Ora però è tempo di andare in pensione e stavolta non c’è nessuno a raccogliere il testimone.
"Mio figlio ha studiato e scelto un’altra strada, è giusto così, e non ci sono nipoti - ha commentato - non volevo chiudere alla fine dell’anno ma il commercialista ci ha consigliato così, per quello sono riuscito ad avvisare solo pochi clienti. Se ci fosse stato qualche giovane a darmi una mano avrei continuato, è dura lasciare, ma non c’è nessuno che è interessato a fare questo mestiere, è faticoso. Vorrei cedere a qualcuno che abbia voglia di fare e possa continuare la tradizione di qualità che ci ha sempre contraddistinto, con i nostri clienti si è instaurato un rapporto di fiducia e affettivo, che va avanti da generazioni. Speriamo che si faccia avanti qualcuno".
«La Risuolatrice Moderna» saluta dopo 60 anni
Dopo 60 anni tra ago e filo a «vestire» i piedi dei caravaggini, e non solo, Antonio Ghilardi e la moglie Teresa Legramanti chiudono bottega, «La Risuolatrice Moderna» cessa l’attività. Una vita fianco a fianco, a casa e al lavoro, e ora non sembra vero neanche a loro la mattina non mettersi più in macchina per raggiungere il negozio dalla propria abitazione di Misano. Nessuno raccoglierà il testimone e un’altra attività storica si spegne. La serranda è inesorabilmente abbassata dal primo gennaio e la coppia non tornerà più a sollevarla.
"Il negozio è in via Mangone dal 1985, ma lavoravamo a Caravaggio dal 1965 - ha raccontato Teresa - mio marito ha cominciato a 11 anni, non aveva ancora in mano la pagella della quinta elementare che già si era messo a imparare a fare il calzolaio. Oggi ne ha 83, io due di meno".
Poi, una volta imparato il mestiere, ha spiccato il volo.
"Quando è tornato da militare si è messo in proprio ma c’era poco lavoro, il paese era piccolo e aveva bisogno di allargare il giro della clientela - ha proseguito - così ha trovato un locale a Caravaggio e si è trasferito lì, era il 1963. Ci siamo sposati e con la bimba piccola ho iniziato ad affiancarlo in negozio. Una vita insieme, ben 65 anni anni di matrimonio: ci basta uno sguardo per capirci".
La coppia ha avuto anche un secondo figlio, ma nessuno dei due ha voluto proseguire l’attività.

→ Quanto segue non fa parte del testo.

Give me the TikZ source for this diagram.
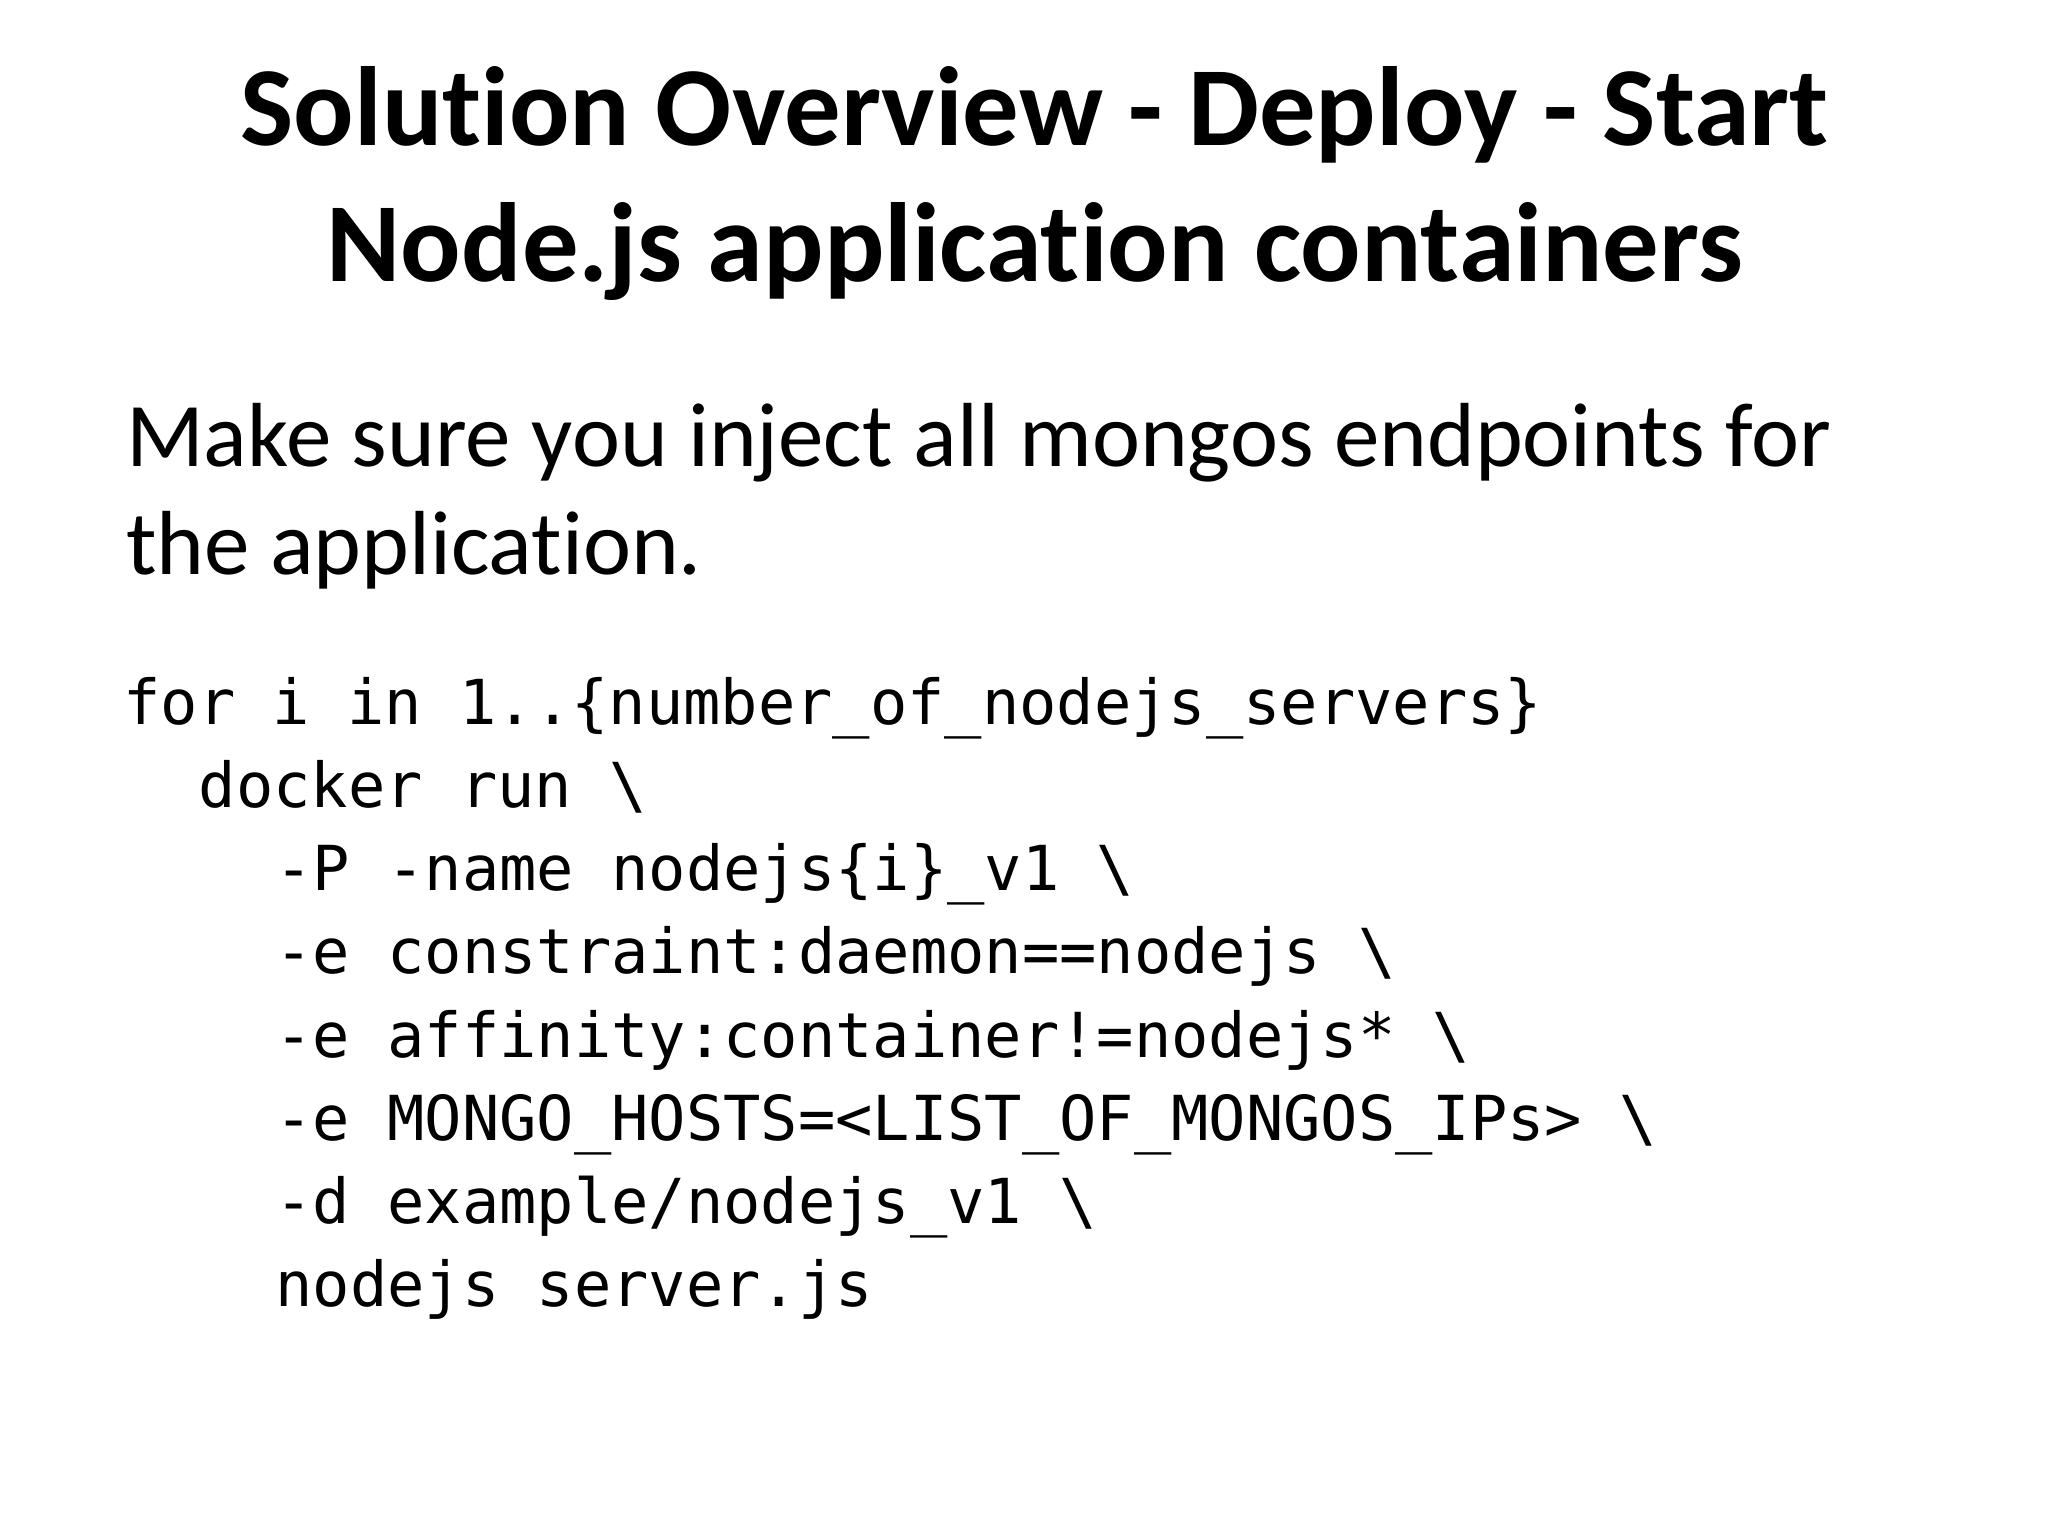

"Mio marito si appassionato subito a questo lavoro, nonostante il padre facesse tutt’altro, era un muratore - ha spiegato ancora Teresa - oltre a riparare le scarpe le faceva su misura e per le spose le realizzava anche con il tessuto dell’abito... Abbiamo avuto tante soddisfazioni, i clienti alla notizia si sono dispiaciuti moltissimo ma era arrivato il momento di smettere. Tuttavia, quando abbiamo deciso di chiudere alla fine dell’anno, Antonio ha pianto. D’altronde il commercialista ci ha spiegato che avremmo dovuto dotarci di bancomat, ricevuta fiscale e tutto il resto, ma io non sono in grado di gestire queste cose. Anche i nostri figli insistevano perché lasciassimo, per via del viaggio in auto: ad Antonio hanno dato la patente ancora per due anni e non ha mai avuto incidenti ma loro erano preoccupati. Ancora adesso però lui non si convince: si alza al mattino e mi chiede cosa indossare per andare a lavorare... ".
Un vuoto, è difficile lasciare quello che si ama.
"Il lavoro c’è - ha aggiunto Teresa - il negozio è nostro e ci piacerebbe cederlo a qualcuno che abbia voglia di fare questo mestiere, ma in tanti anni non c’è mai stato un ragazzo che sia entrato a chiedere a mio marito di imparare a fare il calzolaio".
Una passione che vorrebbero trasmettere, ma nonostante la fame di lavoro che c’è per ora non si è fatto vivo nessuno.